XML Bad Practices
Not Using A Namespace
XML namespaces are one of the most hated aspects of the XML family. Not even XML Schema has received as much contempt, and it needed a lot more work and far longer specifications in order to get there. Maybe there will be a second version of the XML stack some day, and when that day comes we can hopefully address namespaces in a way that will cause less acrimony. In the meantime, whether you like or dislike them they are what we have. This article is part of a series based the paper on "Designing XML/Web Languages: A Review of Common Mistakes" which I presented at the XML Prague 2009 conference.
One of the biggest mistakes one can make when dealing with namespaces is to not use them. Namespaces are the tool one uses to identify an element (and in some rarer cases other things) as being part of a language. Not using namespaces means that documents in a given vocabulary cannot easily be composed into another as it will then become impossible to distinguish between the inclusion of an another language, an error in the current language, or a future version of that same language. If you think of designing an XML language as being similar to creating a library, not using namespaces is very much like the pollution produced by global variables.
The absence of namespaces also makes querying a mixed document difficult. For instance if
XHTML and SVG were to not have namespaces, they could still be rendered: SVG is always inside
an svg
element when it appears inside XHTML, and XHTML inside SVG is always
inside a foreignObject
element. But since the composition of the two languages
can be done to any depth, if you have SVG inside XHTML inside SVG inside XHTML and so on,
it is going to be difficult to find all the title
elements or all the
font
elements. And since they have different meanings in each vocabulary, getting one for the other
is very likely to cause bugs.
Admittedly, there are cases in which you can forget about namespaces. The parallel is similar to the throwaway script that one writes to perform a single, simple task now and then and never plans to reuse. And if that script does become an important part of a system, starts getting some serious usage, and needs maintenance, it's usually not overly difficult to emulate the old poorly designed interfaces while nicer ones are being shifted in. Remember however that data which is being used is a lot harder to refactor than code. The cost of adding a namespace declaration and writing namespace-aware code is tiny compared to the pain of using a poorly designed data format. So unless it really is for a throwaway document, not using namespaces is a mistake.
What of HTML5 and SVG, MathML, etc.?
The latest plan is for HTML5 to integrate SVG and MathML directly, without use of namespaces. So why is that the right choice?
First and foremost, HTML5 isn't an application of XML. It's its own thing. By that token it doesn't need to play by XML rules, except in the XHTML serialisation.
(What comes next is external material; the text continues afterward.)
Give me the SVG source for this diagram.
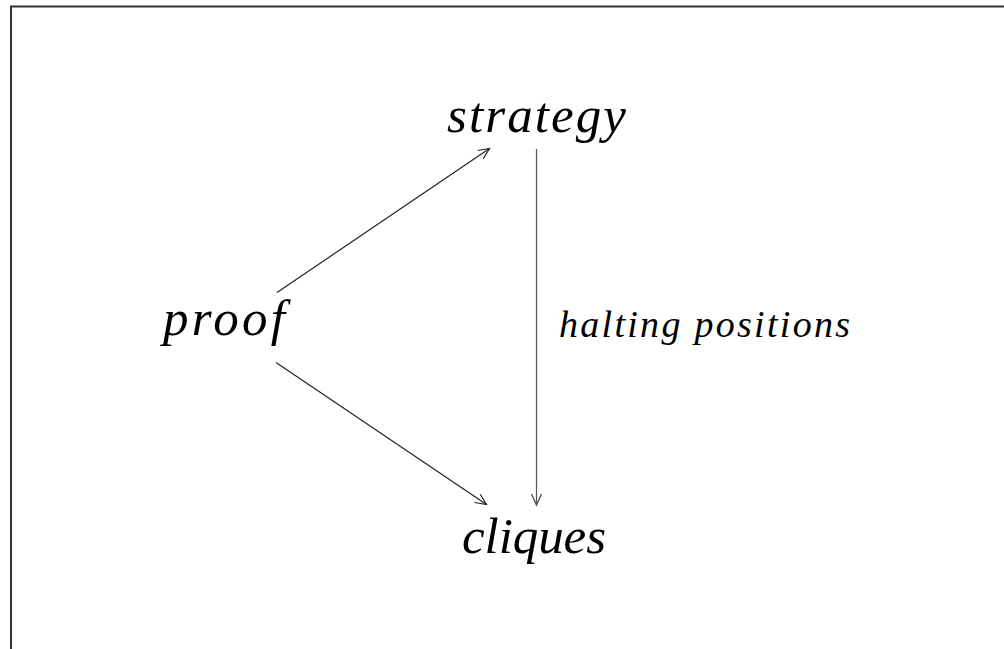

But perhaps more importantly, its scope can be considered to include SVG and MathML, which were only developed separately because the browser vendors became lethargic after the first Browser War. In other words, HTML, SVG, MathML and possibly a few others should be considered to be just a single language.
Does this entail that all future extensions to HTML should be done in the same manner? If done by W3C, I would contend that yes. If done outside W3C, then I would recommend that people chose whichever extension mechanism they are most comfortable with, so long as they use one, and so long as within the XML serialisation it is namespaces. Any serious extensibility to HTML ought to rely on XBL2 anyway, which in turn can provide the same extension for multiple syntaxes. But that's a topic for another day.